It becomes more and more clear — serving community is serving our mission. In searching for innovative and effective ways to continue to serve our community, we discovered that actively building better ways to share venison is actually a huge unlock for accelerating our mission goals.
For years, we have not been able to address the management needs of smaller private landowners on Maui, their size making USDA harvests too inefficient to feasibly operate.As our food-sharing commitments grow, smaller properties may become the perfect place for Holo 'Ai efforts.
Working with a number of small landowners will both mitigate deer damage specific to each new area as well as accelerate our mission goal of balancing deer numbers across the core population in Upcountry Maui. Because of strict regulations around wild-harvests, all venison harvested in these smaller areas can only be used as food donations.
Building capacity to expand our team and fleet as well as building the relationships that will help expand our Holo 'Ai Program will be no small feat. Food-sharing for the long haul will require many more hands for lifting. And so we are very excited to team up with Elemental Excelerator to take this from idea to execution and to help us achieve our commitments to both people and place, to our community and to our mission both.
The news of our inclusion in Elemental Excelerator’s 12th Cohort is now over a month old, but the gratefulness and excitement we felt on receiving that wonderful news is still with us; a month on and we are still glowing from the beautiful week we spent with our fellow and brilliant cohort leaders in Kahuku, Oʻahu.
Such a storied place is Kahuku. Present-day, she is the stretched-out and fertile headland that forms Oʻahu's northernmost point, but once, as our stories tell, she was detached and adrift out across a coastal submergence from Oʻahu. She was called Kahuku-lewa, Floating Kahuku. Kahuku-lewa was an unstable place and so, in those same stories, Maui, our deified ancestor, using two mythical fishhooks - Pōlou and Kalou - pulled Kahuku-lewa in and fixed the floating island to Oʻahu. In this way, Kahuku was made paʻa — firm and stable.

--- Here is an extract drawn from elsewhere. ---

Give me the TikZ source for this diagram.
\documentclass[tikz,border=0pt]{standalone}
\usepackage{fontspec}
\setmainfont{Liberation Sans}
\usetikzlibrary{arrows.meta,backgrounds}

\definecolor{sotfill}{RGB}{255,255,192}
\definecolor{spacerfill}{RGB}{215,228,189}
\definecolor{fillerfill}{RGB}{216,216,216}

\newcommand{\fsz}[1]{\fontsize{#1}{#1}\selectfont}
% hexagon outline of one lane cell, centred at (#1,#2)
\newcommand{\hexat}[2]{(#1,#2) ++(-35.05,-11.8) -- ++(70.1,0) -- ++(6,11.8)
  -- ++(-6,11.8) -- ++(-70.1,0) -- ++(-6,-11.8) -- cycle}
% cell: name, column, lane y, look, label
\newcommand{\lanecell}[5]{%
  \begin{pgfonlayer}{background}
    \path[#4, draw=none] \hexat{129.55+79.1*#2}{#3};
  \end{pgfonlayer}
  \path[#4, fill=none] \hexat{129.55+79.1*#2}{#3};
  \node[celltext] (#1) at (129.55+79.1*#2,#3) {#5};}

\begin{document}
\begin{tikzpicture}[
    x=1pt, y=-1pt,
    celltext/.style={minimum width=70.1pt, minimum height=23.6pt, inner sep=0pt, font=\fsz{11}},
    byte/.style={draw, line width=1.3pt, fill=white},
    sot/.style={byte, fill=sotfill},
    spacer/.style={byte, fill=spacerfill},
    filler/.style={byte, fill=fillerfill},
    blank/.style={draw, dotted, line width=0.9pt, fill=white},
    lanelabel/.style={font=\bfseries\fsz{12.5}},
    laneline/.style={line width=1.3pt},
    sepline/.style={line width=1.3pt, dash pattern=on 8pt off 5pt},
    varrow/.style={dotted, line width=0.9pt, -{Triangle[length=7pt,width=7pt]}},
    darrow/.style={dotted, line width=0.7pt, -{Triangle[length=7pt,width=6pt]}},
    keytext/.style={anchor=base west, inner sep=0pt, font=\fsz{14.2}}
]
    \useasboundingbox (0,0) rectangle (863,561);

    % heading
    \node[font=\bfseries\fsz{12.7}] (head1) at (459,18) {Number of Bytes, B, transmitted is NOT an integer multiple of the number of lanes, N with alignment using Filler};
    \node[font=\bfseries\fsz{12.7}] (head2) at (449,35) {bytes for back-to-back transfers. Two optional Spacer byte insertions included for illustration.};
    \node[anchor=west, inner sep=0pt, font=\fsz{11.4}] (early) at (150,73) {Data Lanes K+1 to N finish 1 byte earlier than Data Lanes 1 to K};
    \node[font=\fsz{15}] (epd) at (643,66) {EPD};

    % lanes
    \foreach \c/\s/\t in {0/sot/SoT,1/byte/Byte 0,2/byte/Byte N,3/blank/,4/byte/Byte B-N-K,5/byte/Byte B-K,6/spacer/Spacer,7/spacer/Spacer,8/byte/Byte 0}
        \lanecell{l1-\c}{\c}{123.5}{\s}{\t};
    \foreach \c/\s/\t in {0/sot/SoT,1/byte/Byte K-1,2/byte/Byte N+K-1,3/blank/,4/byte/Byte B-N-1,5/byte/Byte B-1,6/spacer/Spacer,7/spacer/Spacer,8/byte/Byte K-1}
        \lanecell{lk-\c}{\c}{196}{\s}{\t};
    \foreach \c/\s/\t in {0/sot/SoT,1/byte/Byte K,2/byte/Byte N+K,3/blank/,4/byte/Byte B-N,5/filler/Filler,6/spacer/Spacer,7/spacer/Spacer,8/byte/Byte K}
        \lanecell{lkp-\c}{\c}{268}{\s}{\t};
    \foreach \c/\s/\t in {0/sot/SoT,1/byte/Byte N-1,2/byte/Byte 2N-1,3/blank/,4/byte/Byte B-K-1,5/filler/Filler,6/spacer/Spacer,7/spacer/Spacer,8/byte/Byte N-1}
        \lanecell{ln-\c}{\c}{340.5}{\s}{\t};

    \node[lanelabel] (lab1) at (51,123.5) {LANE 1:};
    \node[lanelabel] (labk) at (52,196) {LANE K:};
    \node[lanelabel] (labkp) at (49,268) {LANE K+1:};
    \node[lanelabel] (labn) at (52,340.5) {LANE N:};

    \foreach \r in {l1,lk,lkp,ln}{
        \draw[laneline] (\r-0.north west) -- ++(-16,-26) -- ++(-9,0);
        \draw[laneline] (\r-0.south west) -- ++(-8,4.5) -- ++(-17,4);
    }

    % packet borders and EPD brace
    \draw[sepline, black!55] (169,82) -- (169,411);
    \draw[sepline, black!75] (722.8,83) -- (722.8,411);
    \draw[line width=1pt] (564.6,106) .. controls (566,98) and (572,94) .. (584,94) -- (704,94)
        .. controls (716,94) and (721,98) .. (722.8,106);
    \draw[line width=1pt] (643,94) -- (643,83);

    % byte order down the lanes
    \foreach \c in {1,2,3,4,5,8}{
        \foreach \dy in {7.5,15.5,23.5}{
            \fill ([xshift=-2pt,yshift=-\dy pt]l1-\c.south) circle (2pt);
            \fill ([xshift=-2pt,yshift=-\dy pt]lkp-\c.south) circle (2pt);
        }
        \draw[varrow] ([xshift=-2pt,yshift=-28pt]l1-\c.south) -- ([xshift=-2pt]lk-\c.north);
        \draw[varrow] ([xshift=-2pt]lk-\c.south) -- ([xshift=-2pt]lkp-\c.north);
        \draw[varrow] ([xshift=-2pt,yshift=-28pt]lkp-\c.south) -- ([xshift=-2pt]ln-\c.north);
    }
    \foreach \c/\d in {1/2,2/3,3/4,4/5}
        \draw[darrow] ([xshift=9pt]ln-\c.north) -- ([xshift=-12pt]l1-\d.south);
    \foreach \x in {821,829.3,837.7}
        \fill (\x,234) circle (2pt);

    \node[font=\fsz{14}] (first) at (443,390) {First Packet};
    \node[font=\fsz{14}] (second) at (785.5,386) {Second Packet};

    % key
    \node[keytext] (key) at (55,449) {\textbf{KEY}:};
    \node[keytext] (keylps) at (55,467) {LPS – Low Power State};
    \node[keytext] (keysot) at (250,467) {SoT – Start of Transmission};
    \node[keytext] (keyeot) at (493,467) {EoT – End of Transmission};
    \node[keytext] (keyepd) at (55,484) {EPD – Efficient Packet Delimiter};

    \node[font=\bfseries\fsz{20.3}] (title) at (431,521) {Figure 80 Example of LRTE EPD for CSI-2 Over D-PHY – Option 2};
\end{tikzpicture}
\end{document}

This is the story that I humbly shared, like the innumerable storytellers before me, when I was invited to offer a wehena, an opening, for Elementalʻs week-long Cohort 12 Kick-off. Standing at Kahuku’s Kuilima Point at sunset, I recounted the tale as an offering to place, but also as a kiʻi, as an image or theme, to hold onto in the week and maybe even the years to come.

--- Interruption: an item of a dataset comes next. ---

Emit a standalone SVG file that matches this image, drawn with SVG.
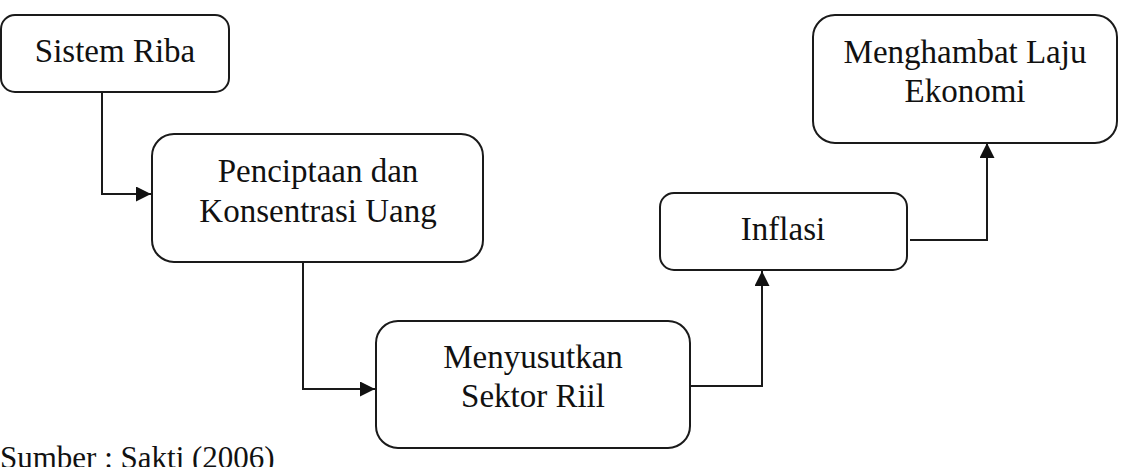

Lewa means to float, to be buoyant physically and also in spirit. This was what I saw in the circle of Cohort 12. I saw bright entrepreneurs aglow with their powerful imaginations and their sturdy hopes for the future, entrepreneurs who have stared down our current ecological reality and, while grounded in the pain that so many of us feel for the degradation we see all around, decided to change their minds, to change the narrative of our doomed trajectory to one of regeneration and then to throw their lives behind it. They brought with them their stories and plans for transformative technologies — re-imaginings of critical resource sourcing, carbon removal, and abundant food systems, each company hoping to meet our ecological challenges with innovations that center community, reduce pollution, restore soil and lower energy costs. It was a humbling week amongst them all, to say the least.

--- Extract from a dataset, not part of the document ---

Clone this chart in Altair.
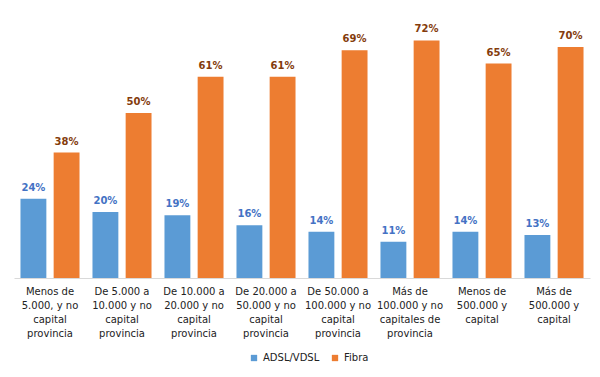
import altair as alt
import pandas as pd

categories = [
    "Menos de\n5.000, y no\ncapital\nprovincia",
    "De 5.000 a\n10.000 y no\ncapital\nprovincia",
    "De 10.000 a\n20.000 y no\ncapital\nprovincia",
    "De 20.000 a\n50.000 y no\ncapital\nprovincia",
    "De 50.000 a\n100.000 y no\ncapital\nprovincia",
    "Más de\n100.000 y no\ncapitales de\nprovincia",
    "Menos de\n500.000 y\ncapital",
    "Más de\n500.000 y\ncapital",
]
series = ["ADSL/VDSL", "Fibra"]
adsl = [24, 20, 19, 16, 14, 11, 14, 13]
fibra = [38, 50, 61, 61, 69, 72, 65, 70]

rows = []
for i, c in enumerate(categories):
    rows.append({"cat": c, "serie": series[0], "v": adsl[i] / 100})
    rows.append({"cat": c, "serie": series[1], "v": fibra[i] / 100})
df = pd.DataFrame(rows)

FONT = "DejaVu Sans"

x = alt.X("cat:N", sort=categories, title=None,
          scale=alt.Scale(paddingInner=0.18, paddingOuter=0.09),
          axis=alt.Axis(labelExpr="split(datum.label, '\\n')", labelAngle=0,
                        labelFont=FONT, labelFontSize=10, labelColor="#222222",
                        labelLineHeight=14, labelPadding=8, ticks=False,
                        domainColor="#d9d9d9", labelLimit=200))
xo = alt.XOffset("serie:N", sort=series, scale=alt.Scale(paddingInner=0.22))
y = alt.Y("v:Q", axis=None, scale=alt.Scale(domain=[0, 0.8]))

bars = alt.Chart(df).mark_bar().encode(
    x=x, xOffset=xo, y=y,
    color=alt.Color("serie:N", sort=series,
                    scale=alt.Scale(domain=series, range=["#5B9BD5", "#ED7D31"]),
                    legend=alt.Legend(title=None, orient="none", direction="horizontal",
                                      legendX=235, legendY=339, symbolType="square",
                                      symbolSize=40, labelFont=FONT, labelFontSize=10,
                                      labelColor="#222222", columnPadding=10)),
)

labels = alt.Chart(df).mark_text(dy=-6, baseline="bottom", font=FONT,
                                 fontSize=10, fontWeight="bold").encode(
    x=x, xOffset=xo, y=y,
    text=alt.Text("v:Q", format=".0%"),
    color=alt.Color("serie:N", sort=series,
                    scale=alt.Scale(domain=series, range=["#4472C4", "#843C0C"]),
                    legend=None),
)

chart = (alt.layer(bars, labels)
         .resolve_scale(color="independent")
         .properties(width=576, height=264, background="white",
                     autosize=alt.AutoSizeParams(type="none"),
                     padding={"left": 14, "top": 14, "right": 10, "bottom": 99})
         .configure_view(stroke=None))

chart.save("out.html", embed_options={"renderer": "svg", "actions": False})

But, like an island afloat, our imaginations and our hopes must find their moors. Lewa also carries a connotation of being unanchored and can be used to describe something that has not yet fully arrived. And this is when we invoke the sweeping drama of Kahuku’s story, of giant fishhooks that pull her closer and closer to O’ahu until, at last, she lands and takes root. With this latest cohort, Elemental is infusing $12.5M into climate solutions, adding our cohort of 15 companies to an existing portfolio of more than 150 investments since 2014, all aimed at radical regeneration of our planet and its future. For Maui Nui, Elemental’s investment will help further connect us, like a proverbial fishing line, to an expanded Holo ‘Ai Program, helping to pull us closer to a sustainable model for long-term food-sharing. That aho, that fishing line, is not only an analogy for capital, of course. Our aho will also be made up of the ties we make within the Elemental community, and, as it has always been, the strong sinews of our own community on Maui, of the working-together that has brought us this far and by which we continue to be pulled forward.
The kiʻi of Kahuku reminds me that we can always make a shift. If we are pessimistic about our futures, we remain adrift. But we can change our minds, we can tell better stories and then, hopefully with some collective pulling, we can ground ourselves and our hopes in action.